--- start ---
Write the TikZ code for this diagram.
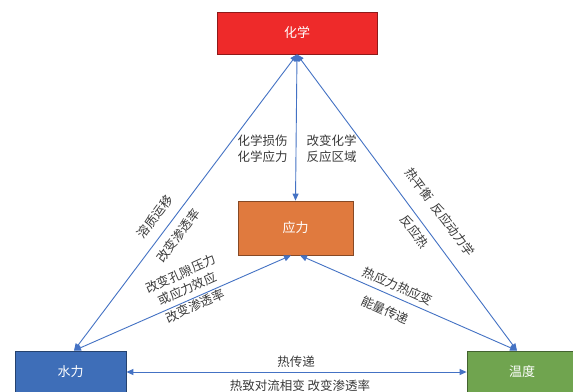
\documentclass[tikz,border=0pt]{standalone}
\usepackage{fontspec}
\setmainfont{Noto Sans CJK SC}
\usetikzlibrary{arrows.meta}
\definecolor{lblue}{HTML}{4472C4}
\definecolor{cred}{HTML}{EE2A2A}
\definecolor{cyellow}{HTML}{E07A3E}
\definecolor{cblue}{HTML}{3E6EB8}
\definecolor{cgreen}{HTML}{70A44F}
\definecolor{txt}{HTML}{3A3A3A}
\tikzset{
  box/.style={draw=#1!60!black, line width=0.8pt, fill=#1, text=white, inner sep=0pt, font=\fontsize{13}{16}\selectfont},
  conn/.style={draw=lblue, line width=0.9pt, {Triangle[length=7pt,width=6pt]}-{Triangle[length=7pt,width=6pt]}},
  lbl/.style={text=txt, inner sep=0pt, align=center, font=\fontsize{12.5}{16}\selectfont}
}
\begin{document}
\begin{tikzpicture}[x=1pt,y=-1pt]
\useasboundingbox (0,0) rectangle (573,391);
\clip (0,0) rectangle (573,391);
\fill[white] (0,0) rectangle (573,391);
\node[box=cred, minimum width=160pt, minimum height=42pt] (hua) at (297,33) {化学};
\node[box=cyellow, minimum width=115pt, minimum height=54pt] (ying) at (295.5,228) {应力};
\node[box=cblue, minimum width=111pt, minimum height=42pt] (shui) at (70.5,372) {水力};
\node[box=cgreen, minimum width=110pt, minimum height=42pt] (wen) at (522,372) {温度};

\coordinate (shuiT) at ([xshift=3.5pt]shui.north);
\coordinate (wenT) at ([xshift=-5pt]wen.north);
\coordinate (yingL) at ([xshift=-4.5pt]ying.south);
\coordinate (yingR) at ([xshift=4.5pt]ying.south);

\draw[conn] (shuiT) -- (hua.south);
\draw[conn] (wenT) -- (hua.south);
\draw[conn] (hua.south) -- (ying.north);
\draw[conn] (shuiT) -- (yingL);
\draw[conn] (wenT) -- (yingR);
\draw[conn] (shui.east) -- (wen.west);

\node[lbl] (l1) at (262.5,149) {化学损伤\\化学应力};
\node[lbl] (l2) at (331.5,149) {改变化学\\反应区域};
\node[lbl, rotate=53] (l3) at (155,217) {溶质运移};
\node[lbl, rotate=53] (l4) at (178,236) {改变渗透率};
\node[lbl, rotate=24] (l5) at (184,281) {改变孔隙压力\\或应力效应};
\node[lbl, rotate=24] (l6) at (195,306) {改变渗透率};
\node[lbl, rotate=-53] (l7) at (440,212) {热平衡\hspace{7pt}反应动力学};
\node[lbl, rotate=-53] (l8) at (415,232) {反应热};
\node[lbl, rotate=-24] (l9) at (398,286) {热应力热应变};
\node[lbl, rotate=-24] (l10) at (385,310) {能量传递};
\node[lbl] (l11) at (296,362) {热传递};
\node[lbl] (l12) at (300,386) {热致对流相变\ 改变渗透率};
\end{tikzpicture}
\end{document}
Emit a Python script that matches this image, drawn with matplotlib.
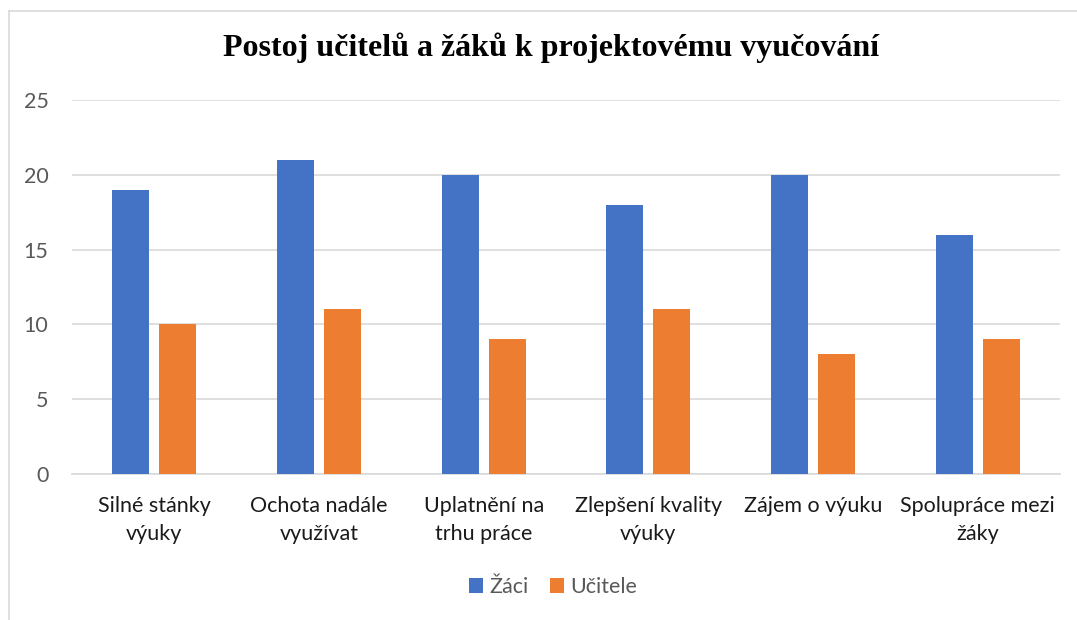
import matplotlib.pyplot as plt
import numpy as np

categories = ["Silné stánky\nvýuky", "Ochota nadále\nvyužívat", "Uplatnění na\ntrhu práce",
              "Zlepšení kvality\nvýuky", "Zájem o výuku", "Spolupráce mezi\nžáky"]
zaci = [19, 21, 20, 18, 20, 16]
ucitele = [10, 11, 9, 11, 8, 9]

W, H = 1077, 620
fig = plt.figure(figsize=(W / 100, H / 100), dpi=100)
ax = fig.add_axes([72 / W, 1 - 474 / H, (1060 - 72) / W, (474 - 100) / H])

x = np.arange(len(categories))
bw = 0.225
ax.bar(x - 0.1425, zaci, bw, color="#4472C4", label="Žáci", zorder=3)
ax.bar(x + 0.1425, ucitele, bw, color="#ED7D31", label="Učitele", zorder=3)

ax.set_xlim(-0.5, len(categories) - 0.5)
ax.set_ylim(0, 25)
ax.set_yticks(range(0, 26, 5))
ax.grid(axis="y", color="#d9d9d9", linewidth=1.2, zorder=0)
for s in ["top", "right", "left"]:
    ax.spines[s].set_visible(False)
ax.spines["bottom"].set_color("#d9d9d9")
ax.spines["bottom"].set_linewidth(1.2)
ax.tick_params(axis="both", length=0)
ax.tick_params(axis="y", pad=17, labelsize=15.5, labelcolor="#595959")
ax.set_xticks(x)
ax.set_xticklabels(categories, fontsize=15.5, color="#1a1a1a", linespacing=1.55, family="Lato")
for t in ax.get_yticklabels():
    t.set_family("Lato")
ax.tick_params(axis="x", pad=15.5)

fig.text(551 / W, 1 - 48 / H, "Postoj učitelů a žáků k projektovému vyučování", ha="center", va="center",
         fontsize=23, fontweight="bold", family="Liberation Serif")

leg = fig.legend(loc="center", bbox_to_anchor=(553 / W, 1 - 587 / H), ncol=2, frameon=False,
                 prop={"family": "Lato", "size": 15.5}, handlelength=0.65, handleheight=0.65,
                 handletextpad=0.3, columnspacing=1.0)
for t in leg.get_texts():
    t.set_color("#595959")

# chart frame (cropped at right and bottom)
fig.add_artist(plt.Line2D([9 / W, 9 / W], [0, 1 - 11 / H], transform=fig.transFigure, color="#d9d9d9", lw=1.2))
fig.add_artist(plt.Line2D([9 / W, 1], [1 - 11 / H, 1 - 11 / H], transform=fig.transFigure, color="#d9d9d9", lw=1.2))

fig.savefig("out.png", dpi=100)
--- end ---
### Instructions for the task
Each entry must be retyped word for word, with every image omitted.

### The output
Write the TikZ code for this diagram.
\documentclass[tikz,border=0pt]{standalone}
\usepackage{fontspec}
\setmainfont{Noto Sans CJK SC}
\usetikzlibrary{arrows.meta}
\definecolor{lblue}{HTML}{4472C4}
\definecolor{cred}{HTML}{EE2A2A}
\definecolor{cyellow}{HTML}{E07A3E}
\definecolor{cblue}{HTML}{3E6EB8}
\definecolor{cgreen}{HTML}{70A44F}
\definecolor{txt}{HTML}{3A3A3A}
\tikzset{
  box/.style={draw=#1!60!black, line width=0.8pt, fill=#1, text=white, inner sep=0pt, font=\fontsize{13}{16}\selectfont},
  conn/.style={draw=lblue, line width=0.9pt, {Triangle[length=7pt,width=6pt]}-{Triangle[length=7pt,width=6pt]}},
  lbl/.style={text=txt, inner sep=0pt, align=center, font=\fontsize{12.5}{16}\selectfont}
}
\begin{document}
\begin{tikzpicture}[x=1pt,y=-1pt]
\useasboundingbox (0,0) rectangle (573,391);
\clip (0,0) rectangle (573,391);
\fill[white] (0,0) rectangle (573,391);
\node[box=cred, minimum width=160pt, minimum height=42pt] (hua) at (297,33) {化学};
\node[box=cyellow, minimum width=115pt, minimum height=54pt] (ying) at (295.5,228) {应力};
\node[box=cblue, minimum width=111pt, minimum height=42pt] (shui) at (70.5,372) {水力};
\node[box=cgreen, minimum width=110pt, minimum height=42pt] (wen) at (522,372) {温度};

\coordinate (shuiT) at ([xshift=3.5pt]shui.north);
\coordinate (wenT) at ([xshift=-5pt]wen.north);
\coordinate (yingL) at ([xshift=-4.5pt]ying.south);
\coordinate (yingR) at ([xshift=4.5pt]ying.south);

\draw[conn] (shuiT) -- (hua.south);
\draw[conn] (wenT) -- (hua.south);
\draw[conn] (hua.south) -- (ying.north);
\draw[conn] (shuiT) -- (yingL);
\draw[conn] (wenT) -- (yingR);
\draw[conn] (shui.east) -- (wen.west);

\node[lbl] (l1) at (262.5,149) {化学损伤\\化学应力};
\node[lbl] (l2) at (331.5,149) {改变化学\\反应区域};
\node[lbl, rotate=53] (l3) at (155,217) {溶质运移};
\node[lbl, rotate=53] (l4) at (178,236) {改变渗透率};
\node[lbl, rotate=24] (l5) at (184,281) {改变孔隙压力\\或应力效应};
\node[lbl, rotate=24] (l6) at (195,306) {改变渗透率};
\node[lbl, rotate=-53] (l7) at (440,212) {热平衡\hspace{7pt}反应动力学};
\node[lbl, rotate=-53] (l8) at (415,232) {反应热};
\node[lbl, rotate=-24] (l9) at (398,286) {热应力热应变};
\node[lbl, rotate=-24] (l10) at (385,310) {能量传递};
\node[lbl] (l11) at (296,362) {热传递};
\node[lbl] (l12) at (300,386) {热致对流相变\ 改变渗透率};
\end{tikzpicture}
\end{document}
Emit a Python script that matches this image, drawn with matplotlib.
import matplotlib.pyplot as plt
import numpy as np

categories = ["Silné stánky\nvýuky", "Ochota nadále\nvyužívat", "Uplatnění na\ntrhu práce",
              "Zlepšení kvality\nvýuky", "Zájem o výuku", "Spolupráce mezi\nžáky"]
zaci = [19, 21, 20, 18, 20, 16]
ucitele = [10, 11, 9, 11, 8, 9]

W, H = 1077, 620
fig = plt.figure(figsize=(W / 100, H / 100), dpi=100)
ax = fig.add_axes([72 / W, 1 - 474 / H, (1060 - 72) / W, (474 - 100) / H])

x = np.arange(len(categories))
bw = 0.225
ax.bar(x - 0.1425, zaci, bw, color="#4472C4", label="Žáci", zorder=3)
ax.bar(x + 0.1425, ucitele, bw, color="#ED7D31", label="Učitele", zorder=3)

ax.set_xlim(-0.5, len(categories) - 0.5)
ax.set_ylim(0, 25)
ax.set_yticks(range(0, 26, 5))
ax.grid(axis="y", color="#d9d9d9", linewidth=1.2, zorder=0)
for s in ["top", "right", "left"]:
    ax.spines[s].set_visible(False)
ax.spines["bottom"].set_color("#d9d9d9")
ax.spines["bottom"].set_linewidth(1.2)
ax.tick_params(axis="both", length=0)
ax.tick_params(axis="y", pad=17, labelsize=15.5, labelcolor="#595959")
ax.set_xticks(x)
ax.set_xticklabels(categories, fontsize=15.5, color="#1a1a1a", linespacing=1.55, family="Lato")
for t in ax.get_yticklabels():
    t.set_family("Lato")
ax.tick_params(axis="x", pad=15.5)

fig.text(551 / W, 1 - 48 / H, "Postoj učitelů a žáků k projektovému vyučování", ha="center", va="center",
         fontsize=23, fontweight="bold", family="Liberation Serif")

leg = fig.legend(loc="center", bbox_to_anchor=(553 / W, 1 - 587 / H), ncol=2, frameon=False,
                 prop={"family": "Lato", "size": 15.5}, handlelength=0.65, handleheight=0.65,
                 handletextpad=0.3, columnspacing=1.0)
for t in leg.get_texts():
    t.set_color("#595959")

# chart frame (cropped at right and bottom)
fig.add_artist(plt.Line2D([9 / W, 9 / W], [0, 1 - 11 / H], transform=fig.transFigure, color="#d9d9d9", lw=1.2))
fig.add_artist(plt.Line2D([9 / W, 1], [1 - 11 / H, 1 - 11 / H], transform=fig.transFigure, color="#d9d9d9", lw=1.2))

fig.savefig("out.png", dpi=100)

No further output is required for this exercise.